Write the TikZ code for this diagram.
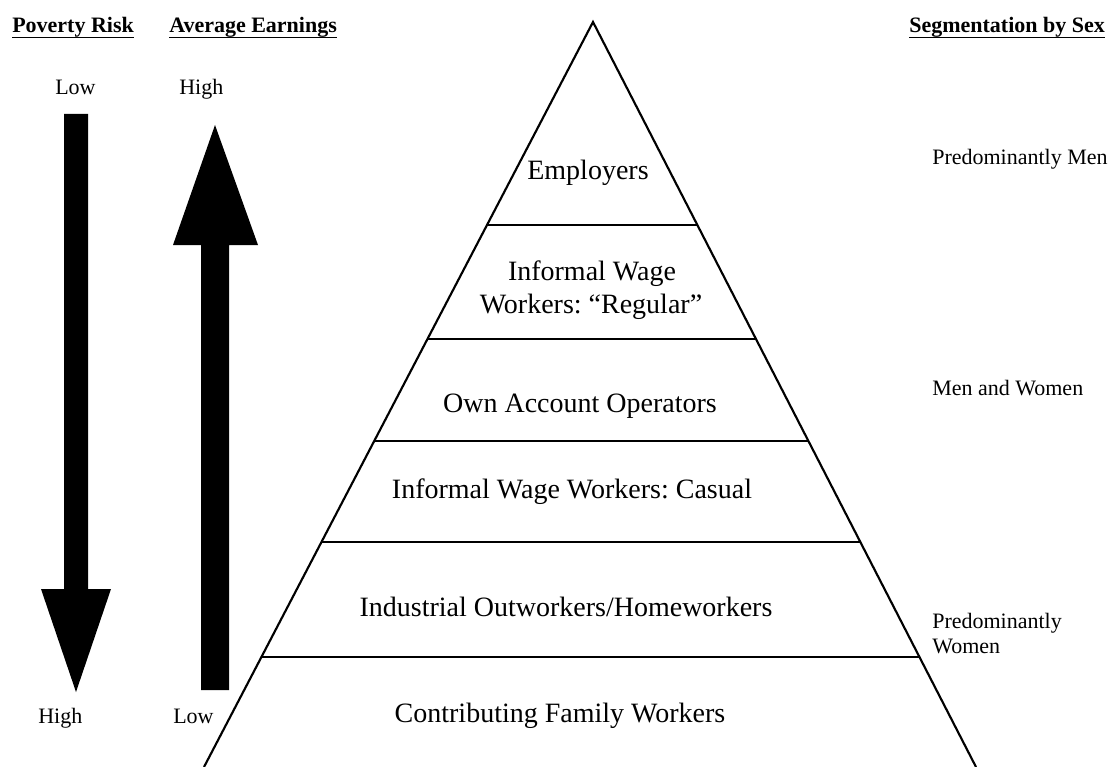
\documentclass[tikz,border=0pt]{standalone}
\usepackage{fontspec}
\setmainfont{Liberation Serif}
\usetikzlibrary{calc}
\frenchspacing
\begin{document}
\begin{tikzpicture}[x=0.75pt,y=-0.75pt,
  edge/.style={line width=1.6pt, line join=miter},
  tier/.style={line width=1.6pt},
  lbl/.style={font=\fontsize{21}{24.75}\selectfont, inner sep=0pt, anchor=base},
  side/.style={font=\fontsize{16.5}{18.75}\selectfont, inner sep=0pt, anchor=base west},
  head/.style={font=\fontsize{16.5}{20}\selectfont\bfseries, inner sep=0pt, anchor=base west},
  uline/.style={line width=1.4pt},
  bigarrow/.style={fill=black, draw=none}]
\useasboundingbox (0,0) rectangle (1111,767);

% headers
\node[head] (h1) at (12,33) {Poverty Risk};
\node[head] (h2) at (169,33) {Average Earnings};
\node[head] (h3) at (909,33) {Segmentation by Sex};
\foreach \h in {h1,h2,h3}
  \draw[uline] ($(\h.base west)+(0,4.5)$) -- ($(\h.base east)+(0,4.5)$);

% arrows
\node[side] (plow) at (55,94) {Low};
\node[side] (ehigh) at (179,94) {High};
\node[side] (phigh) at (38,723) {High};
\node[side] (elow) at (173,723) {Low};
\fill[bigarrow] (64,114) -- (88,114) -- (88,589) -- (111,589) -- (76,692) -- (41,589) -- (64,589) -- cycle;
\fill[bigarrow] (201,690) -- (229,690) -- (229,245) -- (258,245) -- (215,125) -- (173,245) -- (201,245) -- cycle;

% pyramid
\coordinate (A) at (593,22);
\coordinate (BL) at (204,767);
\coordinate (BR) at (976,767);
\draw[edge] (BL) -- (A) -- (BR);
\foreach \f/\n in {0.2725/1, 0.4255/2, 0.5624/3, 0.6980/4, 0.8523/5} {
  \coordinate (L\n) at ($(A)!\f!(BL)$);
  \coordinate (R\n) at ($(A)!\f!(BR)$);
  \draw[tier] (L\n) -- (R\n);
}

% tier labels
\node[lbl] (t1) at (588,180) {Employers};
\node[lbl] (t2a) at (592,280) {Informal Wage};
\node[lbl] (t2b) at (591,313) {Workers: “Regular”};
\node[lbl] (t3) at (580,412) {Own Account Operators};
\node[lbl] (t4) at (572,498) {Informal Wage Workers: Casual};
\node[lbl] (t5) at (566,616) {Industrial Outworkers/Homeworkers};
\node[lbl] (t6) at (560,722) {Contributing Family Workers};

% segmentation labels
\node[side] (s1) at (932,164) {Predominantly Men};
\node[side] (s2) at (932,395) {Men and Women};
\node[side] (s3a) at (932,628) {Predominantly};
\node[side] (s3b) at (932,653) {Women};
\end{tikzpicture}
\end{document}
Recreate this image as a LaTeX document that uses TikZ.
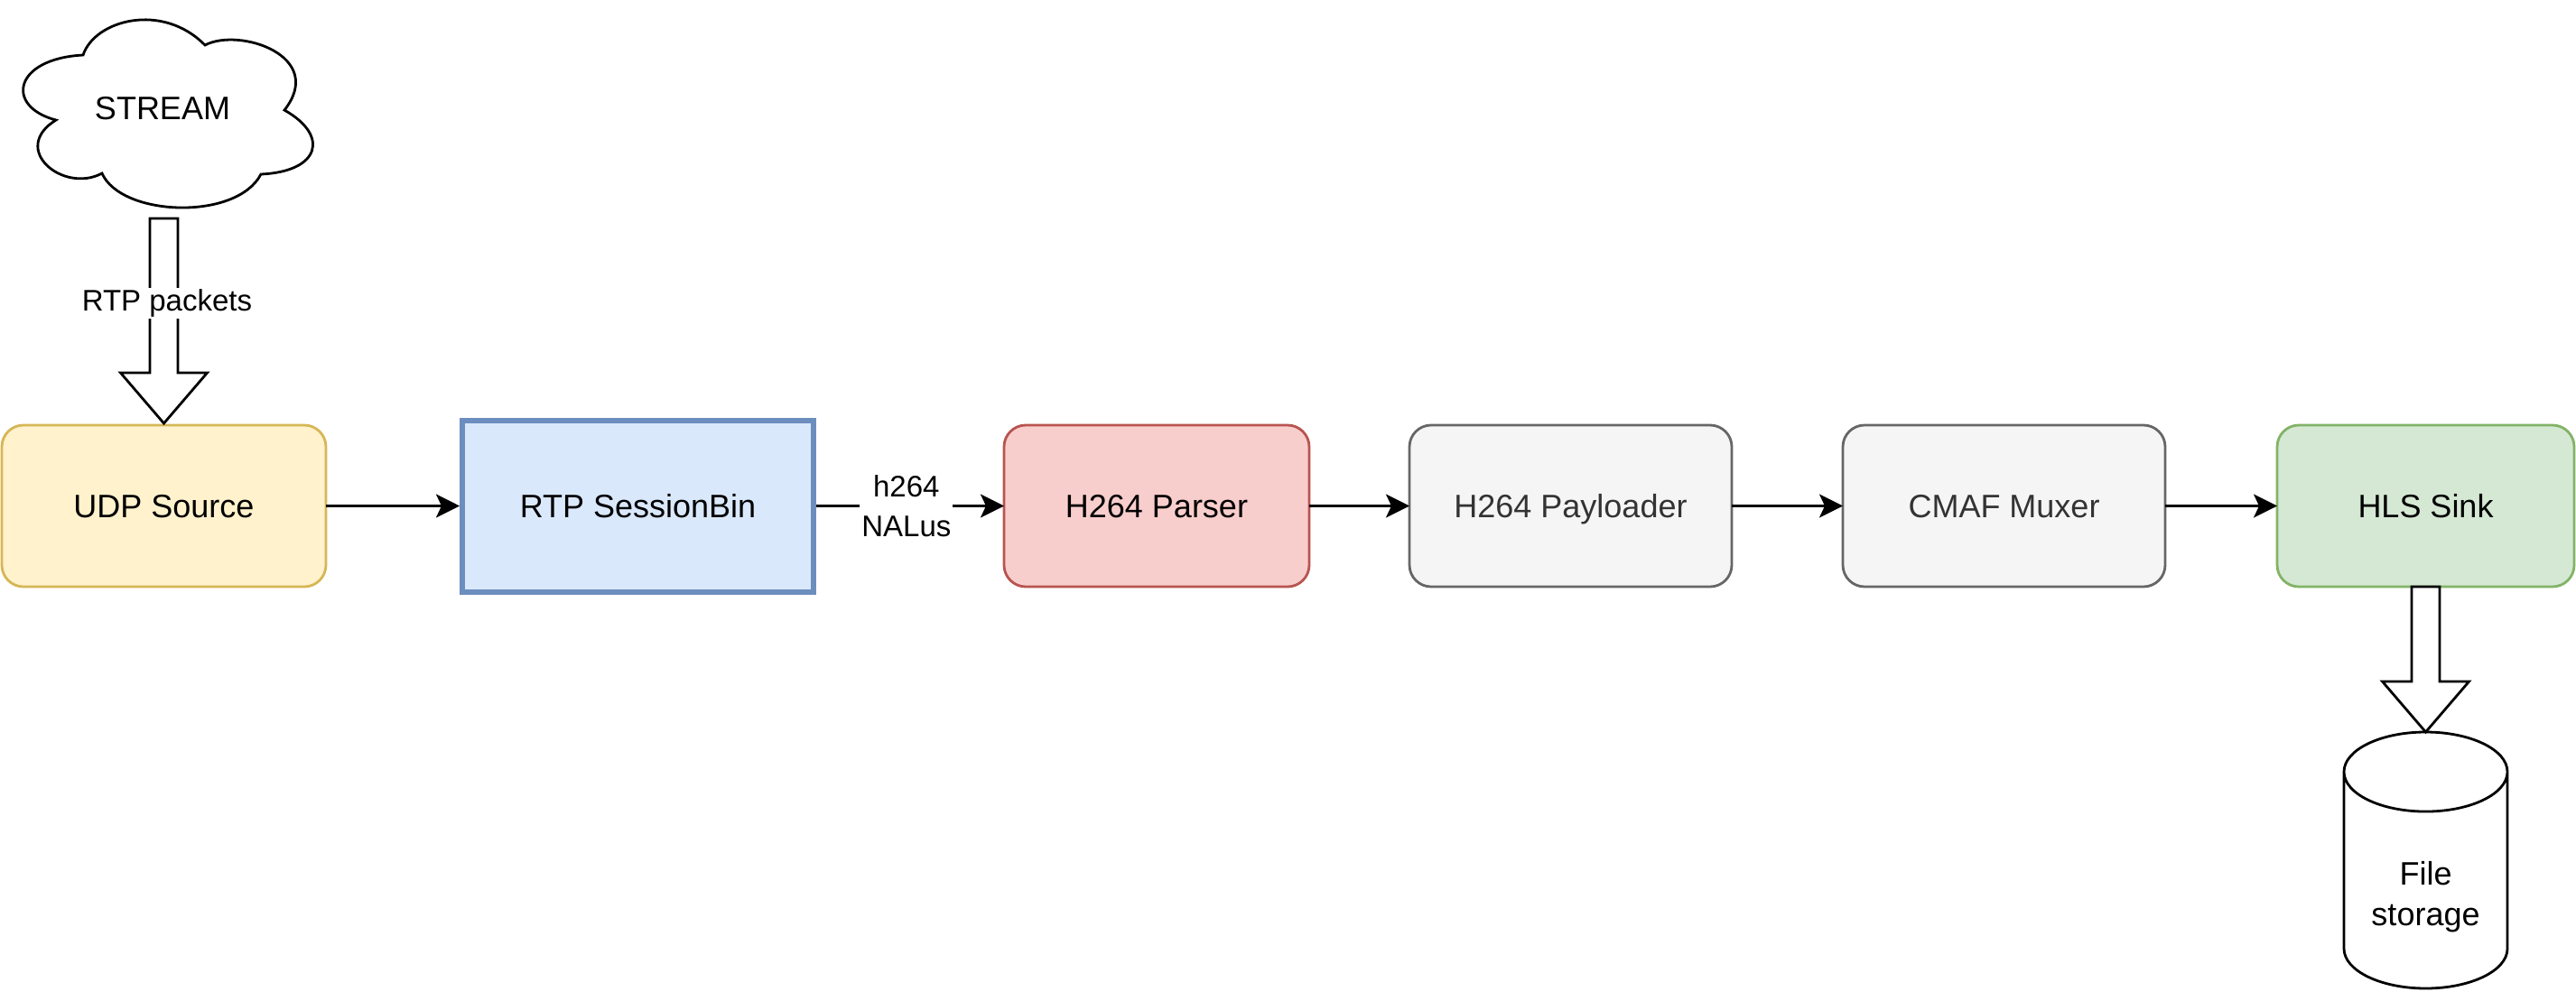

- Problem details
Repeat the material above verbatim, with no pictures in the output.

- Result of this task
Write the TikZ code for this diagram.
\documentclass[tikz,border=0pt]{standalone}
\usepackage{fontspec}
\setmainfont{Liberation Serif}
\usetikzlibrary{calc}
\frenchspacing
\begin{document}
\begin{tikzpicture}[x=0.75pt,y=-0.75pt,
  edge/.style={line width=1.6pt, line join=miter},
  tier/.style={line width=1.6pt},
  lbl/.style={font=\fontsize{21}{24.75}\selectfont, inner sep=0pt, anchor=base},
  side/.style={font=\fontsize{16.5}{18.75}\selectfont, inner sep=0pt, anchor=base west},
  head/.style={font=\fontsize{16.5}{20}\selectfont\bfseries, inner sep=0pt, anchor=base west},
  uline/.style={line width=1.4pt},
  bigarrow/.style={fill=black, draw=none}]
\useasboundingbox (0,0) rectangle (1111,767);

% headers
\node[head] (h1) at (12,33) {Poverty Risk};
\node[head] (h2) at (169,33) {Average Earnings};
\node[head] (h3) at (909,33) {Segmentation by Sex};
\foreach \h in {h1,h2,h3}
  \draw[uline] ($(\h.base west)+(0,4.5)$) -- ($(\h.base east)+(0,4.5)$);

% arrows
\node[side] (plow) at (55,94) {Low};
\node[side] (ehigh) at (179,94) {High};
\node[side] (phigh) at (38,723) {High};
\node[side] (elow) at (173,723) {Low};
\fill[bigarrow] (64,114) -- (88,114) -- (88,589) -- (111,589) -- (76,692) -- (41,589) -- (64,589) -- cycle;
\fill[bigarrow] (201,690) -- (229,690) -- (229,245) -- (258,245) -- (215,125) -- (173,245) -- (201,245) -- cycle;

% pyramid
\coordinate (A) at (593,22);
\coordinate (BL) at (204,767);
\coordinate (BR) at (976,767);
\draw[edge] (BL) -- (A) -- (BR);
\foreach \f/\n in {0.2725/1, 0.4255/2, 0.5624/3, 0.6980/4, 0.8523/5} {
  \coordinate (L\n) at ($(A)!\f!(BL)$);
  \coordinate (R\n) at ($(A)!\f!(BR)$);
  \draw[tier] (L\n) -- (R\n);
}

% tier labels
\node[lbl] (t1) at (588,180) {Employers};
\node[lbl] (t2a) at (592,280) {Informal Wage};
\node[lbl] (t2b) at (591,313) {Workers: “Regular”};
\node[lbl] (t3) at (580,412) {Own Account Operators};
\node[lbl] (t4) at (572,498) {Informal Wage Workers: Casual};
\node[lbl] (t5) at (566,616) {Industrial Outworkers/Homeworkers};
\node[lbl] (t6) at (560,722) {Contributing Family Workers};

% segmentation labels
\node[side] (s1) at (932,164) {Predominantly Men};
\node[side] (s2) at (932,395) {Men and Women};
\node[side] (s3a) at (932,628) {Predominantly};
\node[side] (s3b) at (932,653) {Women};
\end{tikzpicture}
\end{document}
Recreate this image as a LaTeX document that uses TikZ.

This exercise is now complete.